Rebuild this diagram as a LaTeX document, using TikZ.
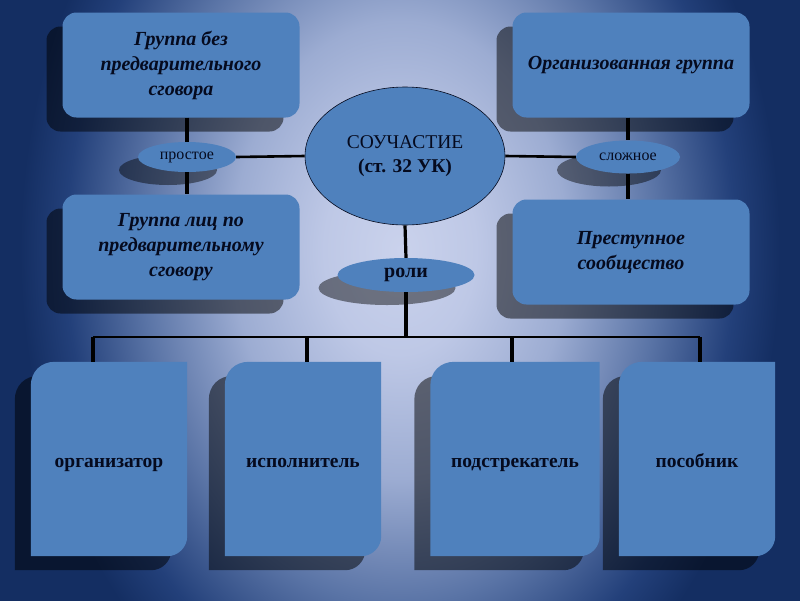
\documentclass[tikz,border=0pt]{standalone}
\usepackage{fontspec}
\setmainfont{Liberation Serif}
\usetikzlibrary{shapes.geometric, positioning, calc, backgrounds, shadows}
\definecolor{cBox}{RGB}{79,129,189}
\definecolor{cInk}{RGB}{5,10,30}
\definecolor{cDeep}{RGB}{20,46,98}
\definecolor{cGlowA}{RGB}{202,210,236}
\definecolor{cGlowB}{RGB}{190,200,230}
\definecolor{cGlowC}{RGB}{156,172,210}
\definecolor{cGlowD}{RGB}{90,116,166}
\definecolor{cGlowE}{RGB}{35,64,122}
\pgfdeclareradialshading{bgglow}{\pgfpoint{0bp}{0bp}}{color(0bp)=(cGlowA); color(5bp)=(cGlowB); color(11bp)=(cGlowC); color(17bp)=(cGlowD); color(22bp)=(cGlowE); color(25bp)=(cDeep); color(50bp)=(cDeep)}
\tikzset{
	grp/.style    ={rectangle, rounded corners=14pt, fill=cBox, minimum width=237pt, minimum height=105pt, align=center, text=cInk, font=\fontsize{20}{25}\selectfont\bfseries\itshape, drop shadow={shadow xshift=-16pt, shadow yshift=-14pt, opacity=0.5, fill=black}},
	oval/.style   ={ellipse, fill=cBox, inner sep=0pt, text=cInk, font=\fontsize{16}{18}\selectfont, drop shadow={shadow xshift=-19pt, shadow yshift=-13pt, opacity=0.45, fill=black}},
	rolebox/.style={rectangle, minimum width=156pt, minimum height=194pt, inner sep=0pt, text height=18pt, text depth=2pt, text=cInk, font=\fontsize{19.5}{22}\selectfont\bfseries},
	roleshadow/.style={fill=black, opacity=0.5, transform canvas={xshift=-16pt, yshift=-14pt}},
	conn/.style   ={line width=2.6pt, black},
	vconn/.style  ={line width=3.2pt, black},
}
% outline of a role card: round top-left and bottom-right corners
\newcommand{\rolepath}[1]{($(#1.south west)$) -- ($(#1.north west)+(0,24)$) .. controls ($(#1.north west)+(0,10)$) and ($(#1.north west)+(10,0)$) .. ($(#1.north west)+(24,0)$) -- (#1.north east) -- ($(#1.south east)+(0,-20)$) .. controls ($(#1.south east)+(0,-9)$) and ($(#1.south east)+(-9,0)$) .. ($(#1.south east)+(-20,0)$) -- cycle}
\begin{document}
\begin{tikzpicture}[x=1pt, y=-1pt]
	\useasboundingbox (0,0) rectangle (800,600);
	% group forms
	\node[grp] (gA) at (181,65) {Группа без\\предварительного\\сговора};
	\node[grp] (gB) at (181,247) {Группа лиц по\\предварительному\\сговору};
	\node[grp] (gC) at (631,65) {Организованная группа};
	\node[grp] (gD) at (631,252) {Преступное\\сообщество};
	\node[oval, minimum width=98pt, minimum height=30pt] (pros) at (187,157) {простое};
	\node[oval, minimum width=104pt, minimum height=33pt] (slozh) at (628,157) {сложное};
	\node[ellipse, fill=cBox, draw=cInk, line width=0.6pt, minimum width=200pt, minimum height=138pt, align=center, text=cInk, font=\fontsize{19.5}{24}\selectfont] (part) at (405,156) {СОУЧАСТИЕ\\{\bfseries(ст. 32 УК)}};
	\node[oval, minimum width=137pt, minimum height=34pt, font=\fontsize{20}{22}\selectfont\bfseries] (roli) at (406,275) {роли};
	% roles
	\node[rolebox] (org) at (109,459) {организатор};
	\node[rolebox] (isp) at (303,459) {исполнитель};
	\node[rolebox, minimum width=169pt] (pod) at (515,459) {подстрекатель};
	\node[rolebox] (pos) at (697,459) {пособник};
	% connectors
	\draw[vconn] (gA.south -| pros) -- (pros.north);
	\draw[vconn] (pros.south) -- (gB.north -| pros);
	\draw[conn] (pros.east) -- (part.west);
	\draw[vconn] (gC.south -| slozh) -- (slozh.north);
	\draw[vconn] (slozh.south) -- (gD.north -| slozh);
	\draw[conn] (slozh.west) -- (part.east);
	\draw[vconn] (part.south) -- (roli.north);
	\coordinate (hub) at (406,337);
	\draw[vconn] (roli.south) -- (hub);
	\coordinate (d1) at (93,337);
	\coordinate (d2) at (307,337);
	\coordinate (d3) at (512,337);
	\coordinate (d4) at (700,337);
	\draw[conn] (d1) -- (d4);
	\foreach \d/\r in {d1/org,d2/isp,d3/pod,d4/pos}
		\draw[vconn] (\d) -- (\d |- \r.north);
	\begin{scope}[on background layer]
		\fill[cDeep] (-2,-2) rectangle (802,602);
		\begin{scope}
			\clip (-2,-2) rectangle (802,602);
			\shade[shading=bgglow] (400,250) ellipse [x radius=380, y radius=520];
		\end{scope}
		\foreach \n in {org,isp,pod,pos} {
			\fill[roleshadow] \rolepath{\n};
			\fill[cBox] \rolepath{\n};
		}
	\end{scope}
\end{tikzpicture}
\end{document}
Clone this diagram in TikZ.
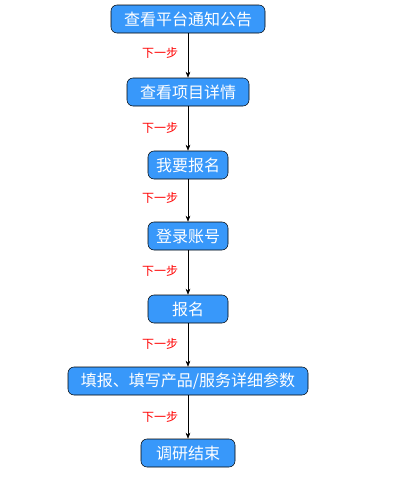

• **REQUIREMENTS**:
Make an exact copy of the whole listing, but don't bring over any pictures.

• **FINAL RESULT**:
Rebuild this diagram as a LaTeX document, using TikZ.
\documentclass[tikz,border=0pt]{standalone}
\usepackage{fontspec}
\setmainfont{Liberation Serif}
\usetikzlibrary{shapes.geometric, positioning, calc, backgrounds, shadows}
\definecolor{cBox}{RGB}{79,129,189}
\definecolor{cInk}{RGB}{5,10,30}
\definecolor{cDeep}{RGB}{20,46,98}
\definecolor{cGlowA}{RGB}{202,210,236}
\definecolor{cGlowB}{RGB}{190,200,230}
\definecolor{cGlowC}{RGB}{156,172,210}
\definecolor{cGlowD}{RGB}{90,116,166}
\definecolor{cGlowE}{RGB}{35,64,122}
\pgfdeclareradialshading{bgglow}{\pgfpoint{0bp}{0bp}}{color(0bp)=(cGlowA); color(5bp)=(cGlowB); color(11bp)=(cGlowC); color(17bp)=(cGlowD); color(22bp)=(cGlowE); color(25bp)=(cDeep); color(50bp)=(cDeep)}
\tikzset{
	grp/.style    ={rectangle, rounded corners=14pt, fill=cBox, minimum width=237pt, minimum height=105pt, align=center, text=cInk, font=\fontsize{20}{25}\selectfont\bfseries\itshape, drop shadow={shadow xshift=-16pt, shadow yshift=-14pt, opacity=0.5, fill=black}},
	oval/.style   ={ellipse, fill=cBox, inner sep=0pt, text=cInk, font=\fontsize{16}{18}\selectfont, drop shadow={shadow xshift=-19pt, shadow yshift=-13pt, opacity=0.45, fill=black}},
	rolebox/.style={rectangle, minimum width=156pt, minimum height=194pt, inner sep=0pt, text height=18pt, text depth=2pt, text=cInk, font=\fontsize{19.5}{22}\selectfont\bfseries},
	roleshadow/.style={fill=black, opacity=0.5, transform canvas={xshift=-16pt, yshift=-14pt}},
	conn/.style   ={line width=2.6pt, black},
	vconn/.style  ={line width=3.2pt, black},
}
% outline of a role card: round top-left and bottom-right corners
\newcommand{\rolepath}[1]{($(#1.south west)$) -- ($(#1.north west)+(0,24)$) .. controls ($(#1.north west)+(0,10)$) and ($(#1.north west)+(10,0)$) .. ($(#1.north west)+(24,0)$) -- (#1.north east) -- ($(#1.south east)+(0,-20)$) .. controls ($(#1.south east)+(0,-9)$) and ($(#1.south east)+(-9,0)$) .. ($(#1.south east)+(-20,0)$) -- cycle}
\begin{document}
\begin{tikzpicture}[x=1pt, y=-1pt]
	\useasboundingbox (0,0) rectangle (800,600);
	% group forms
	\node[grp] (gA) at (181,65) {Группа без\\предварительного\\сговора};
	\node[grp] (gB) at (181,247) {Группа лиц по\\предварительному\\сговору};
	\node[grp] (gC) at (631,65) {Организованная группа};
	\node[grp] (gD) at (631,252) {Преступное\\сообщество};
	\node[oval, minimum width=98pt, minimum height=30pt] (pros) at (187,157) {простое};
	\node[oval, minimum width=104pt, minimum height=33pt] (slozh) at (628,157) {сложное};
	\node[ellipse, fill=cBox, draw=cInk, line width=0.6pt, minimum width=200pt, minimum height=138pt, align=center, text=cInk, font=\fontsize{19.5}{24}\selectfont] (part) at (405,156) {СОУЧАСТИЕ\\{\bfseries(ст. 32 УК)}};
	\node[oval, minimum width=137pt, minimum height=34pt, font=\fontsize{20}{22}\selectfont\bfseries] (roli) at (406,275) {роли};
	% roles
	\node[rolebox] (org) at (109,459) {организатор};
	\node[rolebox] (isp) at (303,459) {исполнитель};
	\node[rolebox, minimum width=169pt] (pod) at (515,459) {подстрекатель};
	\node[rolebox] (pos) at (697,459) {пособник};
	% connectors
	\draw[vconn] (gA.south -| pros) -- (pros.north);
	\draw[vconn] (pros.south) -- (gB.north -| pros);
	\draw[conn] (pros.east) -- (part.west);
	\draw[vconn] (gC.south -| slozh) -- (slozh.north);
	\draw[vconn] (slozh.south) -- (gD.north -| slozh);
	\draw[conn] (slozh.west) -- (part.east);
	\draw[vconn] (part.south) -- (roli.north);
	\coordinate (hub) at (406,337);
	\draw[vconn] (roli.south) -- (hub);
	\coordinate (d1) at (93,337);
	\coordinate (d2) at (307,337);
	\coordinate (d3) at (512,337);
	\coordinate (d4) at (700,337);
	\draw[conn] (d1) -- (d4);
	\foreach \d/\r in {d1/org,d2/isp,d3/pod,d4/pos}
		\draw[vconn] (\d) -- (\d |- \r.north);
	\begin{scope}[on background layer]
		\fill[cDeep] (-2,-2) rectangle (802,602);
		\begin{scope}
			\clip (-2,-2) rectangle (802,602);
			\shade[shading=bgglow] (400,250) ellipse [x radius=380, y radius=520];
		\end{scope}
		\foreach \n in {org,isp,pod,pos} {
			\fill[roleshadow] \rolepath{\n};
			\fill[cBox] \rolepath{\n};
		}
	\end{scope}
\end{tikzpicture}
\end{document}
Clone this diagram in TikZ.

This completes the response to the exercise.